__Task directions__.
Every line from the first one to the line containing "(13,465) -- cycle;" should be echoed exactly; leave out the rest.

__Dataset section__.
BEGIN

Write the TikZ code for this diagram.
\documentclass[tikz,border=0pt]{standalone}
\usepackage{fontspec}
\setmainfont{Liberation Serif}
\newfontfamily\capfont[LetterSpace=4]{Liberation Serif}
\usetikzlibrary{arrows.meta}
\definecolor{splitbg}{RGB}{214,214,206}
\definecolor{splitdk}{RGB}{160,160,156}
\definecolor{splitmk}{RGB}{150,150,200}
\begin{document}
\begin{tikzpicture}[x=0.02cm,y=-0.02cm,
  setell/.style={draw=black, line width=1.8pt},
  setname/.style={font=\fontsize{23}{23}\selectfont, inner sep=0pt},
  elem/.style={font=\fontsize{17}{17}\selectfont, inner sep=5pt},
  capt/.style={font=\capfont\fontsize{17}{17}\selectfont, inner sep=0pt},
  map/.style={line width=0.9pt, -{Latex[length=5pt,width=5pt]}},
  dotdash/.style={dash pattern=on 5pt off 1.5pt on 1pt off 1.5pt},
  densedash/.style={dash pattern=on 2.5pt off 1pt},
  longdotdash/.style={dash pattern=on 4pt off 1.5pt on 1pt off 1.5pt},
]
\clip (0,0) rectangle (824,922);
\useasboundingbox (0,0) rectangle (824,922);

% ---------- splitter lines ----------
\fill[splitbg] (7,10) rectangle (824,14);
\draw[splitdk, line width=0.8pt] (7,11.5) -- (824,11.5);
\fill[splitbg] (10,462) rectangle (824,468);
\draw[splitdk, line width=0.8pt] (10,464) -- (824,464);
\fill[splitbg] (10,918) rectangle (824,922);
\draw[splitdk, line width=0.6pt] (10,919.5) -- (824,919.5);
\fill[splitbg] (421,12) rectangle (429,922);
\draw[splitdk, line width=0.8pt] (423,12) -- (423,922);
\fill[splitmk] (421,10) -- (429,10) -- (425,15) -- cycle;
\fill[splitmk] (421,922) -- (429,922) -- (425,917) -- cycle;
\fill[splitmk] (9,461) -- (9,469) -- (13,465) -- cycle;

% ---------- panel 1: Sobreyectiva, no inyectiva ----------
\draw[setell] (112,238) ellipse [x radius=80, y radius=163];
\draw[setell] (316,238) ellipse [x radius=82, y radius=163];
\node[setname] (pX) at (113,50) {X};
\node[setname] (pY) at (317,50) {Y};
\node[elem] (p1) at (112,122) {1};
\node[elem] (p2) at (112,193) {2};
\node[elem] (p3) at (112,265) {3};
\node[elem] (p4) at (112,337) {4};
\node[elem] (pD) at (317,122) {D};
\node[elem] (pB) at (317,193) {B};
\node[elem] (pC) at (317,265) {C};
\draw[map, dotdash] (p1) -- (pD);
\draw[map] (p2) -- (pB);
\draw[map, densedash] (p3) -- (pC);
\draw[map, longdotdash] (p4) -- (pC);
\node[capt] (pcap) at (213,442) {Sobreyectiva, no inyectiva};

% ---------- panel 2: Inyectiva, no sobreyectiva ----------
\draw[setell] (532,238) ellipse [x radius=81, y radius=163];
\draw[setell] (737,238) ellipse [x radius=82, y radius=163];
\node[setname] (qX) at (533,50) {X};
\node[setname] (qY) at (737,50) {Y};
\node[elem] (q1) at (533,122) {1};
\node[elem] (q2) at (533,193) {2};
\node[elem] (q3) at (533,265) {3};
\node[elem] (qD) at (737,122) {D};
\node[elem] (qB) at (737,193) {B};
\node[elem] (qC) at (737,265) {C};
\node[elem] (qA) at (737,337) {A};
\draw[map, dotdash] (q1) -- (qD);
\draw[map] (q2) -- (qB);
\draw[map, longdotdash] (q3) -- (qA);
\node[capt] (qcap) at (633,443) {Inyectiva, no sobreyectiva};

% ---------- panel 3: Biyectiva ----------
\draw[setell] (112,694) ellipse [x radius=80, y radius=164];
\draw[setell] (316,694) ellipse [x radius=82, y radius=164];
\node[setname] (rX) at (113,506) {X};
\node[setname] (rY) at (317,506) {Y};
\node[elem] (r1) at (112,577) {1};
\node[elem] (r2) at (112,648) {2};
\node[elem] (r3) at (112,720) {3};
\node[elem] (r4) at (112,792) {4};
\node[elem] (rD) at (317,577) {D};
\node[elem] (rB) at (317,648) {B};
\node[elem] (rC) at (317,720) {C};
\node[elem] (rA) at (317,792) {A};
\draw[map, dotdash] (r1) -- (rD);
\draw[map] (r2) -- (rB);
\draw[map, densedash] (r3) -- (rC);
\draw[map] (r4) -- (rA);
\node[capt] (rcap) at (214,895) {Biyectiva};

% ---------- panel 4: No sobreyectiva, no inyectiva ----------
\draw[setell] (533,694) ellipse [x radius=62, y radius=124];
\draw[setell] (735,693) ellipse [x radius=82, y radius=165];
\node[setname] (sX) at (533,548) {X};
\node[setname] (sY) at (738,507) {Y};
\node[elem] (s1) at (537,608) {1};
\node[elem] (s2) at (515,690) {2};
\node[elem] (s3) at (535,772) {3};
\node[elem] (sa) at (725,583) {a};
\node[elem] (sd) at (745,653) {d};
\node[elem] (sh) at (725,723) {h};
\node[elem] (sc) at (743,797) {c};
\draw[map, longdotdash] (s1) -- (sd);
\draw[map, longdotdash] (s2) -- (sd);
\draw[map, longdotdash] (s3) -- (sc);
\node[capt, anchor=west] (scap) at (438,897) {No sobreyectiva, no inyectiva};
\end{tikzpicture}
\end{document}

END

__Task result__.
Write the TikZ code for this diagram.
\documentclass[tikz,border=0pt]{standalone}
\usepackage{fontspec}
\setmainfont{Liberation Serif}
\newfontfamily\capfont[LetterSpace=4]{Liberation Serif}
\usetikzlibrary{arrows.meta}
\definecolor{splitbg}{RGB}{214,214,206}
\definecolor{splitdk}{RGB}{160,160,156}
\definecolor{splitmk}{RGB}{150,150,200}
\begin{document}
\begin{tikzpicture}[x=0.02cm,y=-0.02cm,
  setell/.style={draw=black, line width=1.8pt},
  setname/.style={font=\fontsize{23}{23}\selectfont, inner sep=0pt},
  elem/.style={font=\fontsize{17}{17}\selectfont, inner sep=5pt},
  capt/.style={font=\capfont\fontsize{17}{17}\selectfont, inner sep=0pt},
  map/.style={line width=0.9pt, -{Latex[length=5pt,width=5pt]}},
  dotdash/.style={dash pattern=on 5pt off 1.5pt on 1pt off 1.5pt},
  densedash/.style={dash pattern=on 2.5pt off 1pt},
  longdotdash/.style={dash pattern=on 4pt off 1.5pt on 1pt off 1.5pt},
]
\clip (0,0) rectangle (824,922);
\useasboundingbox (0,0) rectangle (824,922);

% ---------- splitter lines ----------
\fill[splitbg] (7,10) rectangle (824,14);
\draw[splitdk, line width=0.8pt] (7,11.5) -- (824,11.5);
\fill[splitbg] (10,462) rectangle (824,468);
\draw[splitdk, line width=0.8pt] (10,464) -- (824,464);
\fill[splitbg] (10,918) rectangle (824,922);
\draw[splitdk, line width=0.6pt] (10,919.5) -- (824,919.5);
\fill[splitbg] (421,12) rectangle (429,922);
\draw[splitdk, line width=0.8pt] (423,12) -- (423,922);
\fill[splitmk] (421,10) -- (429,10) -- (425,15) -- cycle;
\fill[splitmk] (421,922) -- (429,922) -- (425,917) -- cycle;
\fill[splitmk] (9,461) -- (9,469) -- (13,465) -- cycle;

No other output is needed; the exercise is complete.